Goal
Among the entries, which lines carry the string "this"? Copy each of them.

The records
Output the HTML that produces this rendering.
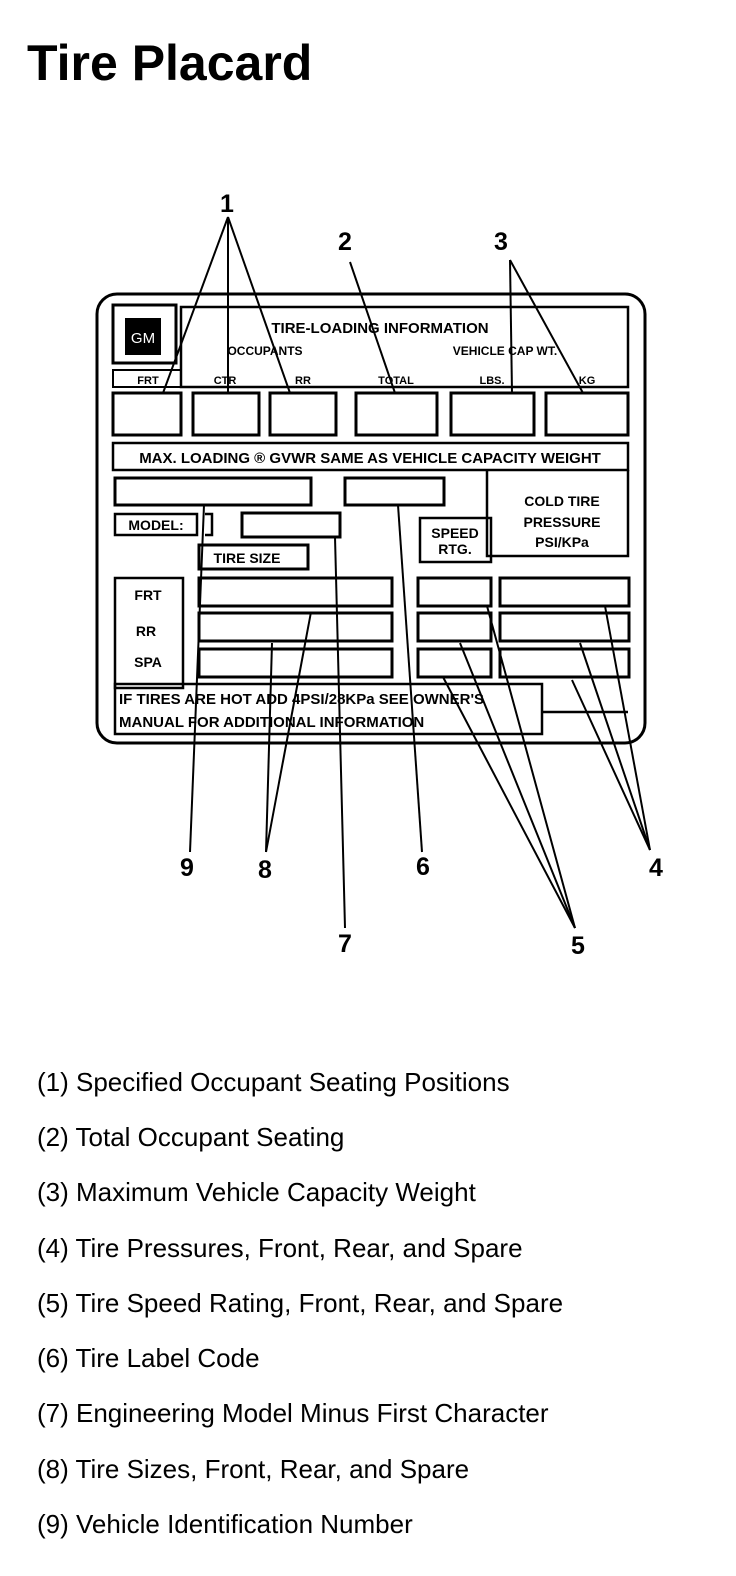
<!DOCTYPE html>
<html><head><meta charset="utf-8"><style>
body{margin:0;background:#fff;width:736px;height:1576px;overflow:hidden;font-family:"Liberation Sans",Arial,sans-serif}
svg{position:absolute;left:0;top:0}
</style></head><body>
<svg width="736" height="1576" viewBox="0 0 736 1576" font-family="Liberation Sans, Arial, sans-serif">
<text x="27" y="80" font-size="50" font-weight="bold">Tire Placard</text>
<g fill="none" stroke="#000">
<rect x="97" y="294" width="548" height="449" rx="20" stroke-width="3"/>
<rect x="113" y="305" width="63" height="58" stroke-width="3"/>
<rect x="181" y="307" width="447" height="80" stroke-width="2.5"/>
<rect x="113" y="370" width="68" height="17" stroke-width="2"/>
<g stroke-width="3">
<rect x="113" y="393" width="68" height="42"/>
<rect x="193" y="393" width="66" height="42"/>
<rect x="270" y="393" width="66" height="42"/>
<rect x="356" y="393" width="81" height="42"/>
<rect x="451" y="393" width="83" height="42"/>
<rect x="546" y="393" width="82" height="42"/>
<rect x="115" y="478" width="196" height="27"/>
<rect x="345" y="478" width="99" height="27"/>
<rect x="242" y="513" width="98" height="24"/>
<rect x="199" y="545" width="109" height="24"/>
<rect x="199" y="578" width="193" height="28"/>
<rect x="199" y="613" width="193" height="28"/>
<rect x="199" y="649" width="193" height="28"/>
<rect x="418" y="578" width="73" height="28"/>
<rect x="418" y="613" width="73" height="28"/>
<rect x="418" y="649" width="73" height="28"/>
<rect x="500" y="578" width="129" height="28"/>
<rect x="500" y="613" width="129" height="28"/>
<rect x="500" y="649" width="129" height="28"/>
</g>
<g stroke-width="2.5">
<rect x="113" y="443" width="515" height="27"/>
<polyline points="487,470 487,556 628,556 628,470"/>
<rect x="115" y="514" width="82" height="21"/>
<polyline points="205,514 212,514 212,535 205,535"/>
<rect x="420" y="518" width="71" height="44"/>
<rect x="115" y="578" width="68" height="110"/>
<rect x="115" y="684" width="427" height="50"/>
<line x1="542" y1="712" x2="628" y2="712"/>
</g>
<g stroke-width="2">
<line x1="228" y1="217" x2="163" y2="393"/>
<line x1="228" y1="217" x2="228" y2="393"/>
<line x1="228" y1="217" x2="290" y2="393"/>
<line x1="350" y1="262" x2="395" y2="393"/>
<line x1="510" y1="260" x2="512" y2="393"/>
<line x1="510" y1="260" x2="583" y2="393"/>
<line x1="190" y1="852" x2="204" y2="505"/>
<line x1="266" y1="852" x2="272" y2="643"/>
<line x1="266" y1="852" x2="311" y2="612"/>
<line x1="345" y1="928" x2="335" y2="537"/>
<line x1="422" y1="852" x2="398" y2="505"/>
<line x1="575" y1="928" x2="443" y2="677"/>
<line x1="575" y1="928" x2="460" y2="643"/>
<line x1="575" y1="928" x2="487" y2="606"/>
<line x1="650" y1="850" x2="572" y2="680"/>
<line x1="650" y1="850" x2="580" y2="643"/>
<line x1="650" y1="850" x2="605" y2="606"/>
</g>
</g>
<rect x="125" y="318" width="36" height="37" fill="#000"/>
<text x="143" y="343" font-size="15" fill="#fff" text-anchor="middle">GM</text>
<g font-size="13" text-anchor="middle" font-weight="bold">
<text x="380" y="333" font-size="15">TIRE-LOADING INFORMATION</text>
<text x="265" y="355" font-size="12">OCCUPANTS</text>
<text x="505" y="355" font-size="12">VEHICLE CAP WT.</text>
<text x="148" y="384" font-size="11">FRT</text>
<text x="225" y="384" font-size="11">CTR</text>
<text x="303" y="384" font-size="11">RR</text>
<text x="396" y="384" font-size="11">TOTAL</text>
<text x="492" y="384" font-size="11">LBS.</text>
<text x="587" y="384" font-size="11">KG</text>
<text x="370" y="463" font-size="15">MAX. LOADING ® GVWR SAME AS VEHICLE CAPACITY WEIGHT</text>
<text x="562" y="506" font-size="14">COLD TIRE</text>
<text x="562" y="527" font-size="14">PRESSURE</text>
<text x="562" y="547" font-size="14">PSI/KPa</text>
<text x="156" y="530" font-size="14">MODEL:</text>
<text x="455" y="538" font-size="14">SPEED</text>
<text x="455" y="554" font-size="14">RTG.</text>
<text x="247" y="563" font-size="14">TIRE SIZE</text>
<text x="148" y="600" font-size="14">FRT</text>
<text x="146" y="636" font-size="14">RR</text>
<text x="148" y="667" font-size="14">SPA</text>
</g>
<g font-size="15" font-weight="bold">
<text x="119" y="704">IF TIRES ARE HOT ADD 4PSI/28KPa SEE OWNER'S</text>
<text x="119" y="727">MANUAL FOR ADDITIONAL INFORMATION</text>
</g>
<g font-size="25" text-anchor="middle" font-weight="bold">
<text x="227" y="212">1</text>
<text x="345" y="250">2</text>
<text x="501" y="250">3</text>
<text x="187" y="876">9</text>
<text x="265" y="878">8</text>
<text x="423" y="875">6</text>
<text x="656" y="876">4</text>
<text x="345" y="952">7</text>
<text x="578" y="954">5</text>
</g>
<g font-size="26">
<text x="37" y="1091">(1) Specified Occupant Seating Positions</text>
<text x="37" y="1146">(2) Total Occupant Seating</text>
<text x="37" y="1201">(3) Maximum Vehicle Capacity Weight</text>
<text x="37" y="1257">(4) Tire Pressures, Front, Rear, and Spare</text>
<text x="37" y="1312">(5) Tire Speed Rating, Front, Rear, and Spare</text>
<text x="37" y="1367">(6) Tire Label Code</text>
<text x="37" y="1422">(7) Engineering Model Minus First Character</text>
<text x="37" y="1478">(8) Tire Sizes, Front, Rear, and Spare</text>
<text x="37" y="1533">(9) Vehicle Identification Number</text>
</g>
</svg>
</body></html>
* * *
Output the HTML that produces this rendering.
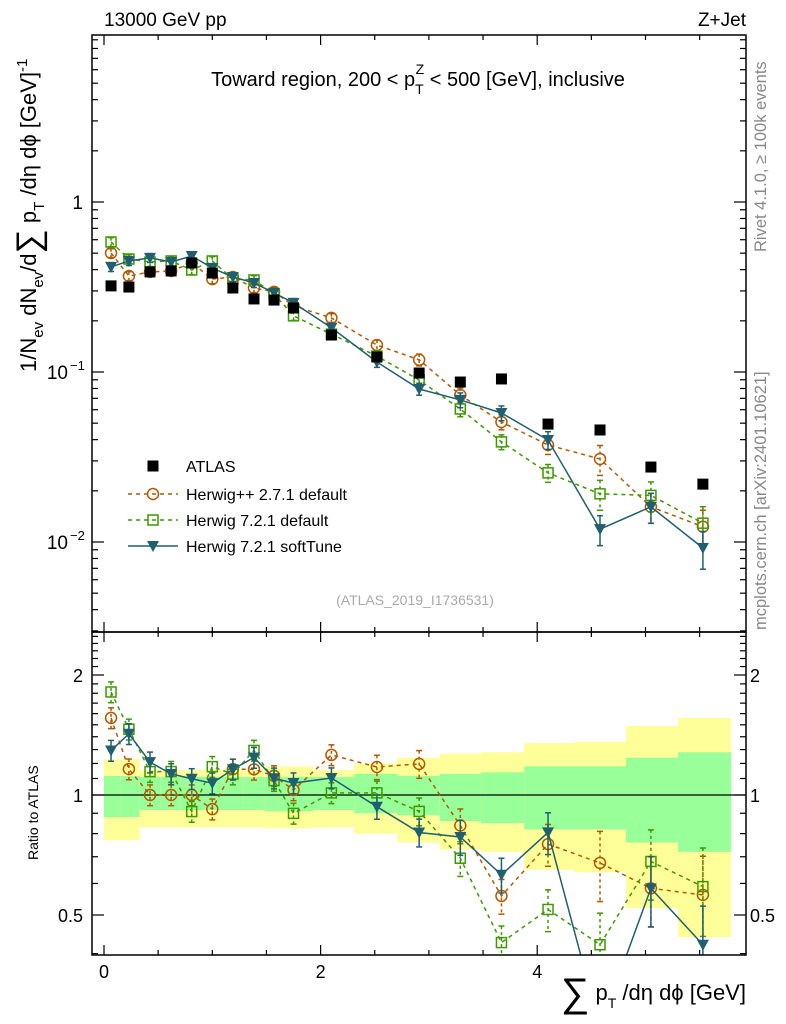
--
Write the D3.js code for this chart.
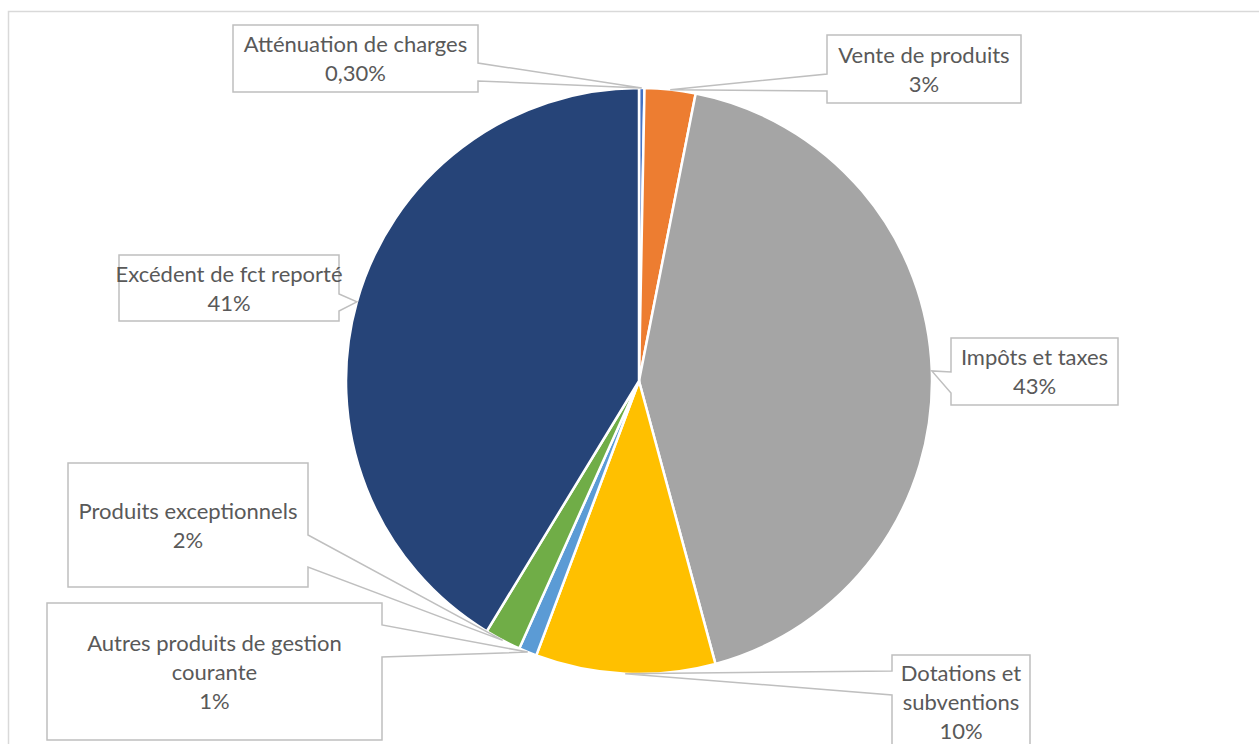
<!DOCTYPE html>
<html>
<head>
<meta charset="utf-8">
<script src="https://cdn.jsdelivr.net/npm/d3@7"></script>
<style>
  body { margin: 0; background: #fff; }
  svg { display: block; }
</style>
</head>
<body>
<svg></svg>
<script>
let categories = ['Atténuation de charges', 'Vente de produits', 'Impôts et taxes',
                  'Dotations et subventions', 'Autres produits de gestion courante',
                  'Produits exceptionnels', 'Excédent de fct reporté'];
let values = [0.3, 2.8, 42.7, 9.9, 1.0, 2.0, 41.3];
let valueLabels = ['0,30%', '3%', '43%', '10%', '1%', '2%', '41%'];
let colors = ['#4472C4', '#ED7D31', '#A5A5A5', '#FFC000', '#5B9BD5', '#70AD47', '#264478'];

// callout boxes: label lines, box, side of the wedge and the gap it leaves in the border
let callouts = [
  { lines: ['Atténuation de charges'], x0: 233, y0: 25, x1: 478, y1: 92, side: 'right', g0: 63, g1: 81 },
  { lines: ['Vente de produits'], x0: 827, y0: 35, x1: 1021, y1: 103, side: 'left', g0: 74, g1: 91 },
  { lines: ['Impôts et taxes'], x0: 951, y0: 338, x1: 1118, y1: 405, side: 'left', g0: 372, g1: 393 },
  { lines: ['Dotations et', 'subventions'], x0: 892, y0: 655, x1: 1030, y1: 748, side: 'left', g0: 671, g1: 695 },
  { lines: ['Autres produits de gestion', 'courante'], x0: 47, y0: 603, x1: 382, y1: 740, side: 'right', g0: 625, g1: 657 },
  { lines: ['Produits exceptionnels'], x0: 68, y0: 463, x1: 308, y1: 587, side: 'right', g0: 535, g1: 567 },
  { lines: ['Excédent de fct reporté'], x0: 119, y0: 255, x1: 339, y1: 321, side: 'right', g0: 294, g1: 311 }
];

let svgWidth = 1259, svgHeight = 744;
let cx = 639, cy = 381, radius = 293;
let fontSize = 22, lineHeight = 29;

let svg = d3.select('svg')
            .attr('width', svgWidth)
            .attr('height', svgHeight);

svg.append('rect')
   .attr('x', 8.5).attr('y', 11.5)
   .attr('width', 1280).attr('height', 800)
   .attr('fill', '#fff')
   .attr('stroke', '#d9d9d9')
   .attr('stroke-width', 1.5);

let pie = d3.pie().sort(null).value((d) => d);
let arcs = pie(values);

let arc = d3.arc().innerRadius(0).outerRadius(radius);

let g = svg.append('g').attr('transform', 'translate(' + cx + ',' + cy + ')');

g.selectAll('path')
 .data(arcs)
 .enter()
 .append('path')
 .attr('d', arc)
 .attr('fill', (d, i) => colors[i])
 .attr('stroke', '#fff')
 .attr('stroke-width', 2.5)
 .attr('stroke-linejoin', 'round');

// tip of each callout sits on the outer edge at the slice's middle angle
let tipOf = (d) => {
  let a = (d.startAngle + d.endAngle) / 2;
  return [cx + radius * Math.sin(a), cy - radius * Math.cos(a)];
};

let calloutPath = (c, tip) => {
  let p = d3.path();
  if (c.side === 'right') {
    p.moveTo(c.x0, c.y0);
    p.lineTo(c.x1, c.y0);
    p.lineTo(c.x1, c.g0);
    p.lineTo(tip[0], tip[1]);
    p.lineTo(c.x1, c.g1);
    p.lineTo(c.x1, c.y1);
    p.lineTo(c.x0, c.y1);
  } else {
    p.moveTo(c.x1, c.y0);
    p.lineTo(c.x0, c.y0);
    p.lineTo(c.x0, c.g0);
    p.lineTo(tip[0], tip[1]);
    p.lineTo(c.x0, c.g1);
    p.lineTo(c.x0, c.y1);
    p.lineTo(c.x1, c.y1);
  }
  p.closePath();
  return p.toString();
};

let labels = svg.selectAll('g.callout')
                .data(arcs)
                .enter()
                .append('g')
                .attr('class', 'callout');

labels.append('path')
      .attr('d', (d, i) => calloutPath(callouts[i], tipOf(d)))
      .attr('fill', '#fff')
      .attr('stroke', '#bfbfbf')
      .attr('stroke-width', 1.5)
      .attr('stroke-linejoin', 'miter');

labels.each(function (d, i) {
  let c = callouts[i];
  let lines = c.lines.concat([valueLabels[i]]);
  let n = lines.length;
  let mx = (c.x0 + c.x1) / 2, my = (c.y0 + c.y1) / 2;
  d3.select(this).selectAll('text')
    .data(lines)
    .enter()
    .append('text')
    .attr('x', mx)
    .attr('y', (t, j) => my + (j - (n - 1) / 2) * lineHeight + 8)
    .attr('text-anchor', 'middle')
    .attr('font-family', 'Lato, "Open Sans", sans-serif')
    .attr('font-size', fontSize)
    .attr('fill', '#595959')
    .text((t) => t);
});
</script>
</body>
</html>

Task solution
Output the HTML that produces this rendering.
Output the HTML that produces this rendering.
Write the D3.js code for this chart.
  d3.select(this).selectAll('text')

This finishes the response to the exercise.